Configuration with Authentication:

vector_store:
  default:
    backend: elasticsearch
    embedding_model: default
    params:
      hosts: "http://elasticsearch.example.com:9200"
      basic_auth: ["username", "password"]  # Basic auth credentials

Multi-Host Configuration:

vector_store:
  default:
    backend: elasticsearch
    embedding_model: default
    params:
      hosts:
        - "http://es-node1:9200"
        - "http://es-node2:9200"
        - "http://es-node3:9200"

Complete Configuration Example

Below is a complete default.yaml example including both embedding model and vector store configurations:

# Embedding model configuration
embedding_model:
  default:
    backend: openai_compatible
    model_name: text-embedding-v4
    params:
      dimensions: 1024

# Vector store configuration
vector_store:
  default:
    backend: elasticsearch
    embedding_model: default
    params:
      hosts: "http://localhost:9200"

Environment Variable Support

Certain Vector Stores support environment variables as a supplement to YAML configuration:

  • Elasticsearch: FLOW_ES_HOSTS – Elasticsearch host address.

  • Qdrant:

    • FLOW_QDRANT_HOST – Qdrant host (default: localhost)
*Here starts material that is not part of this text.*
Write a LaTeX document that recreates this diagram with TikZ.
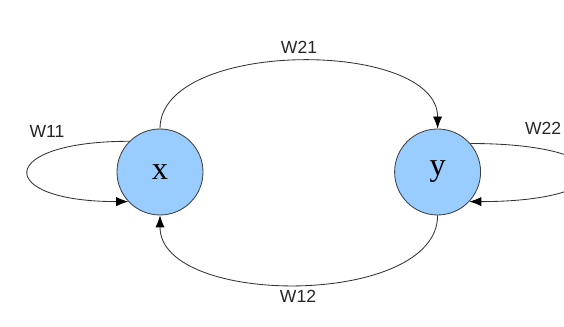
\documentclass[tikz,border=0pt]{standalone}
\usepackage{fontspec}
\setmainfont{Liberation Serif}
\setsansfont{Liberation Sans}
\usetikzlibrary{arrows.meta,positioning}

\definecolor{nodeblue}{RGB}{153,204,255}

\begin{document}
\begin{tikzpicture}[
    state/.style={circle, draw=black!75, fill=nodeblue, line width=0.6pt, minimum size=2.15cm, inner sep=0pt, font=\fontsize{23}{26}\selectfont},
    weight/.style={font=\sffamily\fontsize{12.5}{14}\selectfont, text=black!85},
    wire/.style={draw=black!80, line width=0.6pt, -{Latex[length=3mm,width=2.3mm,color=black]}}
]
\useasboundingbox (0,0) rectangle (14.1,8.175);
\node[state] (x) at (4.0,3.875) {x};
\node[state] (y) at (10.94,3.875) {y};

\node[weight] (w21) at (7.475,7.0) {W21};
\node[weight] (w11) at (1.175,4.9) {W11};
\node[weight] (w22) at (13.58,4.97) {W22};
\node[weight] (w12) at (7.45,0.775) {W12};

\draw[wire] (x.north) to[out=90, in=90, looseness=0.83] (y.north);
\draw[wire] (y.south) to[out=-90, in=-90, looseness=0.85] (x.south);
\draw[wire] (x.135) .. controls +(-3.35,0) and +(-3.35,0) .. (x.223);
\draw[wire] (y.41) .. controls +(3.9,0) and +(3.9,0) .. (y.-43);
\end{tikzpicture}
\end{document}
    • FLOW_QDRANT_PORT – Qdrant port (default: 6333)

    • FLOW_QDRANT_API_KEY – Qdrant API key

When parameters are not explicitly specified in the YAML configuration, the system falls back to environment variables.

Metadata Filtering

Two types of metadata filtering are supported:

  • Exact Match: Specify field values for exact matching.

  • Range Queries: Use operators gte, lte, gt, lt for numeric range queries.

  • Nested Fields: Access nested metadata fields using dot notation.

Usage Recommendations

  • Development & Testing: Use MemoryVectorStore or LocalVectorStore—no additional services required.

  • Small-Scale Applications: Use LocalVectorStore or ChromaVectorStore for simplicity and ease of use.

  • Production Environments: Use QdrantVectorStore or EsVectorStore for high performance and scalability.

  • Hybrid Search: Use EsVectorStore to combine vector search with full-text search capabilities.

Important Notes

  • Ensure the embedding model’s output dimension matches the Vector Store configuration.

  • For large-scale data, use professional vector databases (e.g., Qdrant, Elasticsearch).

  • Asynchronous interfaces deliver better performance in asynchronous environments.

  • Regularly back up critical data, especially when using in-memory storage.

  • Choose an appropriate batch size based on your data scale to optimize performance.